The shockwave is sort of like the shock wave generated by a jet airplane exceeding the speed of sound. The shock wave produces sharp changes in pressure and temperature in its wake. The fact that the debris is following so close to the outward shockwave is evidence that an appreciable amount of the energy in the shockwave is being used to speed up those particles in the debris wave. Some particles are speeded up more than others, even approaching the speed of light. Those little buggers might be among the “fastballs” heading our way.
These Chandra data are apparently the best evidence to date showing that are sources for high-energy cosmic particles. The Chandra results complement earlier work by an international team on a thousand-year-old supernova remnant. They used a combination of four telescopes termed HESS (High Energy Stereoscopic System) in Namibia in Africa to show that the shockwave in that remnant was accelerating gamma rays to very high energies. So, we have shockwaves speeding up both rays and particles from supernova.
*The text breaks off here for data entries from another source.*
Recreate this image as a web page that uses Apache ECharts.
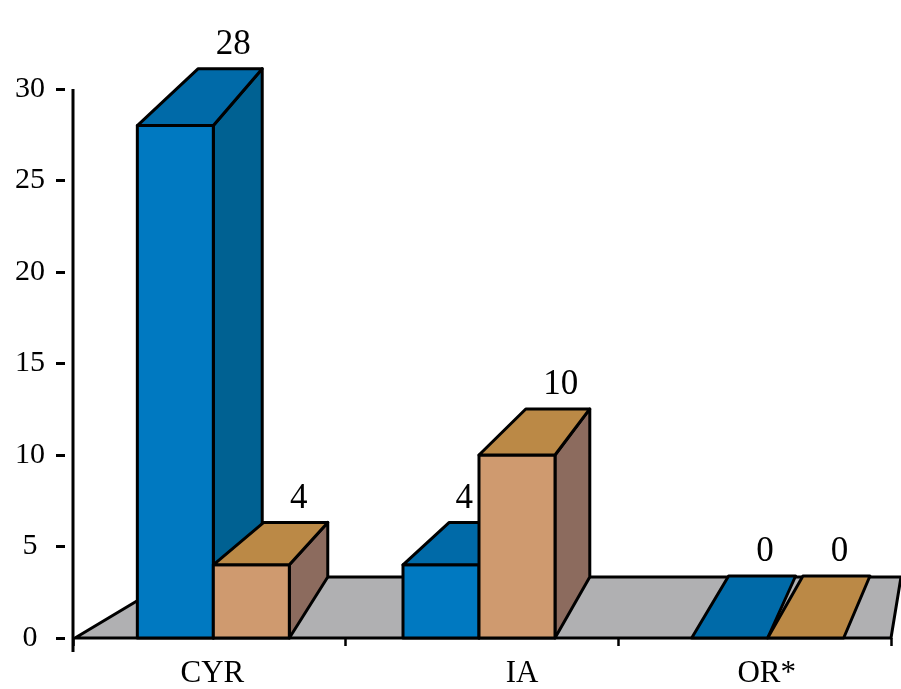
<!DOCTYPE html>
<html>
<head>
<meta charset="utf-8">
<script src="https://cdn.jsdelivr.net/npm/echarts@6/dist/echarts.min.js"></script>
<style>
  html, body { margin: 0; padding: 0; background: #ffffff; }
  #chart { width: 901px; height: 689px; }
</style>
</head>
<body>
<div id="chart"></div>
<script>
// Categories and the two value series (blue first, tan second)
const categories = ['CYR', 'IA', 'OR*'];
const blueValues = [28, 4, 0];
const tanValues = [4, 10, 0];
// Value axis range
const yMin = 0;
const yMax = 30;
const yStep = 5;

const FONT = '"Liberation Serif", "Times New Roman", Times, serif';

// Box styling
const BAR_W = 76;          // front face width of one box
const FLOOR_DEPTH = 61;    // vertical depth of the floor plane
const EDGE = { stroke: '#000000', lineWidth: 3, lineJoin: 'round' };

// Pair placement and category label nudges (pixels from the band centre)
const pairShift = { 'CYR': 4, 'IA': -3, 'OR*': 13 };
const labelShift = { 'CYR': 3, 'IA': 40, 'OR*': 12 };

const BLUE = { front: '#0079C1', top: '#006AA8', side: '#006192' };
const TAN = { front: '#CF9A6F', top: '#BB8946', side: '#8C6B5E' };

// Horizontal receding offset: a little smaller further right, larger for tall boxes
function depthAt(xc, h) { return 43 - 0.022 * (xc - 250) + 0.02 * h; }

function boxRenderer(slot, palette, partnerValues) {
  return function (params, api) {
    const i = api.value(0);
    const v = api.value(1);
    const base = api.coord([i, 0]);
    const topPt = api.coord([i, v]);
    const cx = base[0] + (pairShift[categories[i]] || 0);
    const L = slot === 0 ? cx - BAR_W : cx;
    const R = L + BAR_W;
    const y0 = base[1];
    const yT = topPt[1];
    const h = y0 - yT;
    const d = depthAt((L + R) / 2, h);
    const spread = v > 0 ? 6 : 4.5;
    const dxL = d + spread;
    const dxR = d - spread;
    const dyT = v > 0 ? -(40 + 0.033 * h) : -(FLOOR_DEPTH + 1);
    const children = [];
    if (v > 0) {
      children.push({
        type: 'polygon',
        shape: { points: [[R, yT], [R + dxR, yT + dyT], [R + dxR, y0 - FLOOR_DEPTH], [R, y0]] },
        style: Object.assign({ fill: palette.side }, EDGE)
      });
      children.push({
        type: 'rect',
        shape: { x: L, y: yT, width: BAR_W, height: h },
        style: Object.assign({ fill: palette.front }, EDGE)
      });
    }
    children.push({
      type: 'polygon',
      shape: { points: [[L, yT], [L + dxL, yT + dyT], [R + dxR, yT + dyT], [R, yT]] },
      style: Object.assign({ fill: palette.top }, EDGE)
    });
    // value label above the back edge of the top face
    const blocked = slot === 0 && partnerValues[i] > v && v > 0;
    children.push({
      type: 'text',
      style: {
        text: String(v),
        x: blocked ? R - 6 : (L + dxL + R + dxR) / 2 + 3,
        y: yT + dyT - 24,
        align: blocked ? 'right' : 'center',
        verticalAlign: 'middle',
        fontFamily: FONT,
        fontSize: 35,
        fill: '#000000'
      }
    });
    return { type: 'group', children: children };
  };
}

// Floor plane and the vertical axis line
function floorRenderer(params, api) {
  const band = api.size([1, 0])[0];
  const first = api.coord([0, 0]);
  const last = api.coord([categories.length - 1, 0]);
  const xl = first[0] - band / 2;
  const xr = last[0] + band / 2;
  const y0 = first[1];
  const yTop = api.coord([0, yMax])[1];
  return {
    type: 'group',
    children: [
      {
        type: 'polygon',
        shape: { points: [[xl + 2, y0], [xl + 104, y0 - FLOOR_DEPTH], [xr + 10, y0 - FLOOR_DEPTH], [xr, y0]] },
        style: Object.assign({ fill: '#B0B0B2' }, EDGE)
      },
      {
        type: 'line',
        shape: { x1: xl, y1: yTop, x2: xl, y2: y0 + 14 },
        style: { stroke: '#000000', lineWidth: 3 }
      }
    ]
  };
}

const axisData = categories.map(function (c) {
  const s = labelShift[c] || 0;
  return { value: c, textStyle: { padding: [0, 0, 0, 2 * s] } };
});

const chart = echarts.init(document.getElementById('chart'), null, { renderer: 'canvas' });
chart.setOption({
  animation: false,
  backgroundColor: '#ffffff',
  grid: { left: 73, right: 10, top: 89, bottom: 48, containLabel: false },
  xAxis: {
    type: 'category',
    data: axisData,
    offset: 9,
    axisLine: { show: false },
    axisTick: { show: true, length: 8, lineStyle: { color: '#000000', width: 2.5 } },
    axisLabel: { margin: 11, fontFamily: FONT, fontSize: 31, color: '#000000' },
    splitLine: { show: false }
  },
  yAxis: {
    type: 'value',
    min: yMin,
    max: yMax,
    interval: yStep,
    offset: 8,
    axisLine: { show: false },
    axisTick: { show: true, length: 9, lineStyle: { color: '#000000', width: 3 } },
    axisLabel: { margin: 35, align: 'center', fontFamily: FONT, fontSize: 30, color: '#000000' },
    splitLine: { show: false }
  },
  series: [
    {
      type: 'custom',
      z: 1,
      renderItem: floorRenderer,
      data: [[0, 0]],
      encode: { x: 0, y: 1 },
      silent: true
    },
    {
      type: 'custom',
      z: 2,
      renderItem: boxRenderer(0, BLUE, tanValues),
      data: categories.map(function (c, i) { return [i, blueValues[i]]; }),
      encode: { x: 0, y: 1 }
    },
    {
      type: 'custom',
      z: 3,
      renderItem: boxRenderer(1, TAN, blueValues),
      data: categories.map(function (c, i) { return [i, tanValues[i]]; }),
      encode: { x: 0, y: 1 }
    }
  ]
});
</script>
</body>
</html>
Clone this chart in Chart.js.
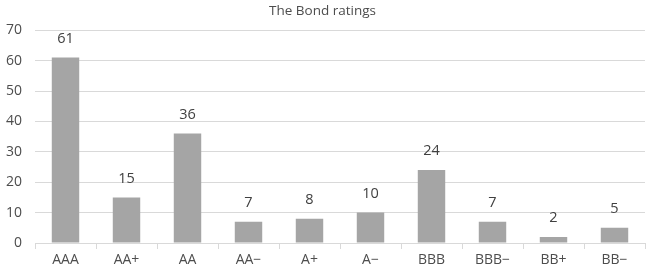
<!DOCTYPE html>
<html>
<head>
<meta charset="utf-8">
<script src="https://cdn.jsdelivr.net/npm/chart.js@4"></script>
<style>
  html, body { margin: 0; padding: 0; background: #fff; }
  #wrap { width: 650px; height: 277px; }
</style>
</head>
<body>
<div id="wrap"><canvas id="c" width="650" height="277"></canvas></div>
<script>
// ---- data
const ratings = ["AAA", "AA+", "AA", "AA\u2212", "A+", "A\u2212", "BBB", "BBB\u2212", "BB+", "BB\u2212"];
const counts  = [61, 15, 36, 7, 8, 10, 24, 7, 2, 5];
const yTicks  = [0, 10, 20, 30, 40, 50, 60, 70];

const FONT = "'Open Sans', 'Noto Sans', sans-serif";
const GRID = "#d9d9d9";
const TXT = "#4d4d4d";

// value labels above each bar, placed from the bar elements
const barLabels = {
  id: "barLabels",
  afterDatasetsDraw(chart) {
    const ctx = chart.ctx;
    ctx.save();
    ctx.font = "14.5px " + FONT;
    ctx.fillStyle = "#404040";
    ctx.textAlign = "center";
    ctx.textBaseline = "middle";
    chart.getDatasetMeta(0).data.forEach((bar, i) => {
      ctx.fillText(String(counts[i]), bar.x, bar.y - 19);
    });
    ctx.restore();
  },
};

new Chart(document.getElementById("c"), {
  type: "bar",
  data: {
    labels: ratings,
    datasets: [{
      data: counts,
      backgroundColor: "#a5a5a5",
      borderWidth: 0,
      barPercentage: 0.45,
      categoryPercentage: 1,
    }],
  },
  options: {
    responsive: false,
    animation: false,
    layout: { padding: { left: 0, right: 5, top: 0, bottom: 0 } },
    plugins: {
      legend: { display: false },
      tooltip: { enabled: false },
      title: {
        display: true, text: "The Bond ratings", color: TXT,
        font: { family: FONT, size: 13.5, weight: "normal" },
        padding: { top: 3, bottom: 11 },
      },
    },
    scales: {
      x: {
        grid: { display: true, offset: true, drawOnChartArea: false, color: GRID, tickLength: 6 },
        border: { display: true, color: GRID },
        ticks: { color: TXT, font: { family: FONT, size: 14 }, padding: 3, maxRotation: 0 },
        afterFit: s => { s.height = 34; },
      },
      y: {
        min: 0, max: 70,
        afterBuildTicks: s => { s.ticks = yTicks.map(v => ({ value: v })); },
        grid: { color: GRID, drawTicks: false },
        border: { display: false },
        ticks: { color: TXT, font: { family: FONT, size: 14 }, padding: 13 },
        afterFit: s => { s.width = 35; },
      },
    },
  },
  plugins: [barLabels],
});
</script>
</body>
</html>
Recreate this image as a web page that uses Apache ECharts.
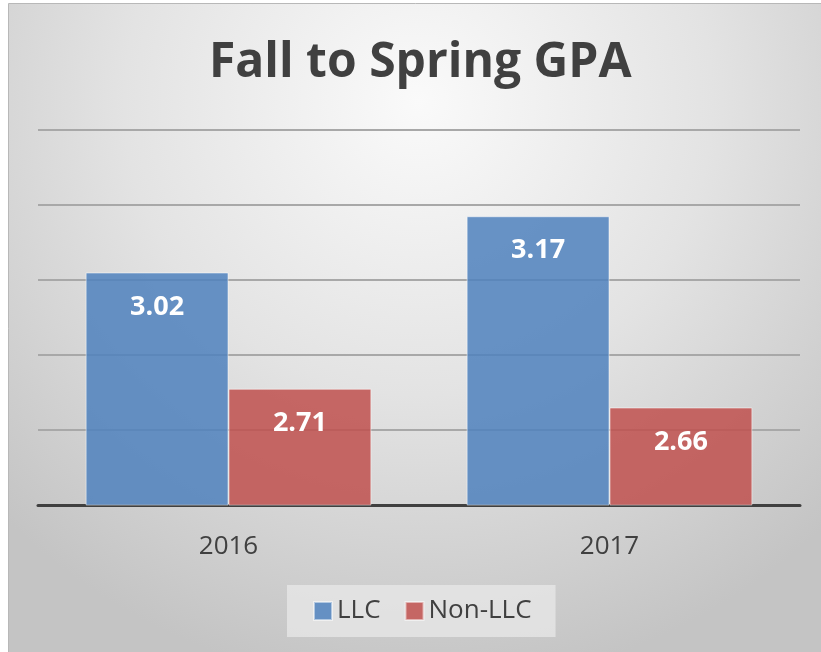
<!DOCTYPE html>
<html>
<head>
<meta charset="utf-8">
<script src="https://cdn.jsdelivr.net/npm/echarts@6/dist/echarts.min.js"></script>
<style>
  html, body { margin: 0; padding: 0; background: #fff; }
  #main { width: 821px; height: 652px; }
</style>
</head>
<body>
<div id="main"></div>
<script>
// chart data
const years = ['2016', '2017']
const llcGpa = [3.02, 3.17]
const nonLlcGpa = [2.71, 2.66]

const chart = echarts.init(document.getElementById('main'))

const labelStyle = {
  show: true,
  position: 'insideTop',
  distance: 21,
  color: '#fff',
  fontSize: 27,
  fontWeight: 'bold',
  fontFamily: 'Open Sans'
}

chart.setOption({
  backgroundColor: '#fff',
  animation: false,
  graphic: [
    {
      type: 'rect',
      z: -10,
      silent: true,
      shape: { x: 8.5, y: 3.5, width: 820, height: 652 },
      style: {
        fill: new echarts.graphic.RadialGradient(0.5, 0.15, 0.9, [
          { offset: 0, color: '#fafafa' },
          { offset: 0.5, color: '#e3e3e3' },
          { offset: 1, color: '#c4c4c4' }
        ]),
        stroke: '#b8b8b8',
        lineWidth: 1
      }
    }
  ],
  title: {
    text: 'Fall to Spring GPA',
    left: 204,
    top: 34,
    textStyle: {
      fontFamily: 'Open Sans',
      fontWeight: 'bold',
      fontSize: 48,
      color: '#404040'
    }
  },
  legend: {
    bottom: 15,
    left: 287,
    icon: 'rect',
    itemWidth: 18,
    itemHeight: 18,
    itemGap: 24,
    padding: [13, 24, 13, 26],
    backgroundColor: 'rgba(232,232,232,0.75)',
    textStyle: {
      fontFamily: 'Open Sans',
      fontSize: 26,
      color: '#404040'
    },
    data: ['LLC', 'Non-LLC']
  },
  grid: {
    left: 38,
    right: 21,
    top: 130,
    bottom: 147
  },
  xAxis: {
    type: 'category',
    data: years,
    axisTick: { show: false },
    axisLine: { lineStyle: { color: '#404040', width: 3 } },
    axisLabel: {
      margin: 29,
      fontFamily: 'Open Sans',
      fontSize: 26,
      color: '#404040'
    }
  },
  yAxis: {
    type: 'value',
    min: 2.4,
    max: 3.4,
    interval: 0.2,
    axisLabel: { show: false },
    axisLine: { show: false },
    axisTick: { show: false },
    splitLine: { lineStyle: { color: '#a8a8a8', width: 2 } }
  },
  series: [
    {
      name: 'LLC',
      type: 'bar',
      data: llcGpa,
      barGap: '0%',
      barCategoryGap: '25%',
      itemStyle: {
        color: 'rgba(79,129,189,0.85)',
        borderColor: 'rgba(255,255,255,0.5)',
        borderWidth: 1
      },
      label: labelStyle
    },
    {
      name: 'Non-LLC',
      type: 'bar',
      data: nonLlcGpa,
      itemStyle: {
        color: 'rgba(192,80,77,0.85)',
        borderColor: 'rgba(255,255,255,0.5)',
        borderWidth: 1
      },
      label: labelStyle
    }
  ]
})
</script>
</body>
</html>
Do we have to worry that we’re in danger of getting hit with an invisible ray or particle packing enough of a punch to do bodily harm? Obviously not, or we’d all be nursing bruises of unknown origin. Thankfully, our atmosphere does a great job of stopping these unseen missiles from outer space. If you’re still worried about getting hit with a real “fastball”, Mewaldt says that those super high-energy cosmic rays are pretty rare, roughly only 1 per square kilometer per century! I can live with that.